New Jersey and the Newark Teachers Union are negotiating a form of merit pay in the state-run district that would block poorly rated teachers from receiving automatic annual salary bumps that are now based solely on years of experience, union officials said.
Only teachers evaluated as "effective" or "highly effective" on a new four-tier scale would be eligible for pay increases that are now tied to how many years they have worked, union President Joe Del Grosso said. Teachers rated "partially effective" and "ineffective" would still receive raises unrelated to their rating or experience level.
If approved, the new pay scale would be groundbreaking in New Jersey, where teachers unions are among the strongest in the country. The state's largest teachers union, the New Jersey Education Association, is opposed to merit pay.
See, this is a new kind of merit pay. It's totally different from the old merit pay, which has never worked. Even though there's no evidence that this will work either, we just have to believe it will work. Everyone, clap harder, or the Merit Pay Fairy will die! Come on, keep clapping...
It is unclear whether any of the new merit-pay systems are better than what they replace, said Jim Wyckoff, a professor at the University of Virginia. Teachers enticed by merit pay could have a larger incentive to cheat or ignore non-tested subjects, Mr. Wyckoff said.
"We know so little about what seems to work," he said.
You know, you're a real buzz kill, professor, what with your "evidence" and "research" and "burden of proof" and all that other fairy-killing noise...

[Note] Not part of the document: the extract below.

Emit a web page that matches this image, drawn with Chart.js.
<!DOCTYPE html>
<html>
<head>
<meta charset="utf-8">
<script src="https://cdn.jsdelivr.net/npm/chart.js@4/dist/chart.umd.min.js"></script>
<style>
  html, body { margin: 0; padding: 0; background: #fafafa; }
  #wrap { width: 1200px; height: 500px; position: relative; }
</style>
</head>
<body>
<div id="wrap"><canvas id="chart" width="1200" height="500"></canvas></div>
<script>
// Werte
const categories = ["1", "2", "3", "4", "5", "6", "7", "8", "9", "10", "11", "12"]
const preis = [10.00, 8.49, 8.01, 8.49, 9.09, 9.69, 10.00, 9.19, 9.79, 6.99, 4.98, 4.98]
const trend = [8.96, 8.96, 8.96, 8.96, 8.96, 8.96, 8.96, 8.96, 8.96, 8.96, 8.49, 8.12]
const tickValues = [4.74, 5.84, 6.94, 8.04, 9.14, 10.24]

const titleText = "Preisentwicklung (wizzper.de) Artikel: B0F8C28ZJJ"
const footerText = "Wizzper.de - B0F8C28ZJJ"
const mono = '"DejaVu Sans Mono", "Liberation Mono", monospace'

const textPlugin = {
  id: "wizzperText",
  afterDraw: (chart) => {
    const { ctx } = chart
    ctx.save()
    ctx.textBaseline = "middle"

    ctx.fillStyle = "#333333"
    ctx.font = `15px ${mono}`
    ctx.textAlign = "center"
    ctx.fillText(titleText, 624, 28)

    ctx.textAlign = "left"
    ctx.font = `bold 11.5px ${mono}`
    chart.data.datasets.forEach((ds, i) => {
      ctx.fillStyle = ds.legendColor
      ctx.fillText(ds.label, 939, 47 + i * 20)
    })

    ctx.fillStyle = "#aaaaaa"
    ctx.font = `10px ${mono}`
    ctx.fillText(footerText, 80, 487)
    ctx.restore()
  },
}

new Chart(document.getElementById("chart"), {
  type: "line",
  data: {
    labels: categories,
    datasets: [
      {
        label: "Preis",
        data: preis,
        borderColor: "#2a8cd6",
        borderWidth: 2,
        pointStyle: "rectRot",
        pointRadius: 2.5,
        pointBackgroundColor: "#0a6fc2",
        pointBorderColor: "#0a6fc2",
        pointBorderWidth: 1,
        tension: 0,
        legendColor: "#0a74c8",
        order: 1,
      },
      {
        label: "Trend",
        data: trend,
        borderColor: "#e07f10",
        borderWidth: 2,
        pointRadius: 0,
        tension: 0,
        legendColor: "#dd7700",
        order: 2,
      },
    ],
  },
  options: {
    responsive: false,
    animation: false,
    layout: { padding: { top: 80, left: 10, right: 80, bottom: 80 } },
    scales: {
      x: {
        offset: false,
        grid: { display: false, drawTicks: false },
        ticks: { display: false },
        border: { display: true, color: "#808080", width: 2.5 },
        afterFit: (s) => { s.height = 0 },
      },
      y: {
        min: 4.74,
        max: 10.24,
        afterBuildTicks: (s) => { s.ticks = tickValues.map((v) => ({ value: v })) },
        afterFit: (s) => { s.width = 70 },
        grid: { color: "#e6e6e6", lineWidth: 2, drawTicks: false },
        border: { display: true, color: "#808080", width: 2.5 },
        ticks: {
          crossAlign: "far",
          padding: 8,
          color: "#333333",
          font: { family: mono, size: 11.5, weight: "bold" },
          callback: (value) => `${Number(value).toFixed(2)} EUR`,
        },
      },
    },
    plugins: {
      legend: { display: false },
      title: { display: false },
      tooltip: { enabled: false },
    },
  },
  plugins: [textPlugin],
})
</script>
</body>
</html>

Seriously: this is absurd. We waste our time contemplating pay schemes that have no evidence to support them, and then pat ourselves on the rump for "standing up for children." Meanwhile...

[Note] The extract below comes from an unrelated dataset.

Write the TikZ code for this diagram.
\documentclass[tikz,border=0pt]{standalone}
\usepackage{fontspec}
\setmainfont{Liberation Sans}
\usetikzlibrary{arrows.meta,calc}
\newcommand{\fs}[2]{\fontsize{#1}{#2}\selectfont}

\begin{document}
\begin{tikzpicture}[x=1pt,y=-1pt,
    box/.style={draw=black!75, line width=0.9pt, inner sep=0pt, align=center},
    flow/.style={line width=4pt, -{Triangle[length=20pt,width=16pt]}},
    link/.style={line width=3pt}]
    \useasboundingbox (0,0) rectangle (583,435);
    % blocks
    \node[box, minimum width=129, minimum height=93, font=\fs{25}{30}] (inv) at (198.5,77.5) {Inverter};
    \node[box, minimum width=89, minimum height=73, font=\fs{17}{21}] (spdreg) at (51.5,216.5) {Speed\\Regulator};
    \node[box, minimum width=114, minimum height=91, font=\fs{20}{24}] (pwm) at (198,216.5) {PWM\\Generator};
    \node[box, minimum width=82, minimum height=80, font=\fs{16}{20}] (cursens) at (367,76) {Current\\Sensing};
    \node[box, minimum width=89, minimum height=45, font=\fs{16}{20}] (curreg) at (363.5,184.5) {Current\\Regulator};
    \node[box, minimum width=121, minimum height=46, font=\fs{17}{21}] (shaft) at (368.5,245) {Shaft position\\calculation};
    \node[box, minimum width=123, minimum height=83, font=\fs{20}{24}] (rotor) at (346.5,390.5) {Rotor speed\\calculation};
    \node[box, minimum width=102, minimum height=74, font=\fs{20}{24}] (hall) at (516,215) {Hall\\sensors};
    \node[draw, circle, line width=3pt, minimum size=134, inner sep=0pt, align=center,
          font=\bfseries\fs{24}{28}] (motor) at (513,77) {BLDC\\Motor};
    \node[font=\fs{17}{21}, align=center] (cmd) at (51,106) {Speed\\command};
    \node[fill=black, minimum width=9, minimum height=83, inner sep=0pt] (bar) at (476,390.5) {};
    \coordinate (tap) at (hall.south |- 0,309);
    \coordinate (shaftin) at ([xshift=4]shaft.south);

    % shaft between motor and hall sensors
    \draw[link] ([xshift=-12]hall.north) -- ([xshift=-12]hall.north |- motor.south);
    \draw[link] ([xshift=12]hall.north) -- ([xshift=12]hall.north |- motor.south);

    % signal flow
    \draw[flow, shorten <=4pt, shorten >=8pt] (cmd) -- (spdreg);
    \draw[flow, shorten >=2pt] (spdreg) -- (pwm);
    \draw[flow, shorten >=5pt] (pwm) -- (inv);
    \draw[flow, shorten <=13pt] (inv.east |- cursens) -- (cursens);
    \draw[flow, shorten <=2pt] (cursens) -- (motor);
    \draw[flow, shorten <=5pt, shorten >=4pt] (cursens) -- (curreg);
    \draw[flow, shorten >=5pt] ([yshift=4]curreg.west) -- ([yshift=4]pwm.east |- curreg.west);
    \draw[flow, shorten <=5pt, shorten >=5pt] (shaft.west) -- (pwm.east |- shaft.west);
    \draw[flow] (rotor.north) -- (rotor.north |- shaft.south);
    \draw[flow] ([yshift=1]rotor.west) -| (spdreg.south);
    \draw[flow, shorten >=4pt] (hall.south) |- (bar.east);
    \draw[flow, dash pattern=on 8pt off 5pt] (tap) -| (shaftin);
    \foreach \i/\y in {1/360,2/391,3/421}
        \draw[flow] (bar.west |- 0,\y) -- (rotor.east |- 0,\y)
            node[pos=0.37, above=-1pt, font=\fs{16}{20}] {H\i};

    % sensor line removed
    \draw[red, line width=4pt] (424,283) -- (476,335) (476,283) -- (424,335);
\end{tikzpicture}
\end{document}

But we tell ourselves we can solve this by withholding pay raises from some teachers. Are we all high? Is that it?

Let's be clear: no one is saying bad teachers should stay in the classroom. No one is saying we shouldn't work to create a better teaching corps. In fact, no one is saying we can't even consider changing compensation methods - hell, even the president of the Newark teachers union is open to the idea!

But there are two problems with this train of thought that continue to that astonish me:

1) There isn't any real evidence that this will work, yet we're going to do it anyway.

2) How we pay teachers is clearly not the problem!

Believing in merit pay is like believing in fairies: it's the act of a child-like mind that refuses to face reality. Someday, maybe, we will really decide to put the deserving children of Newark first and act like grownups. I only hope it won't be too late.

This don't mean a gotta root for da Devils, do it?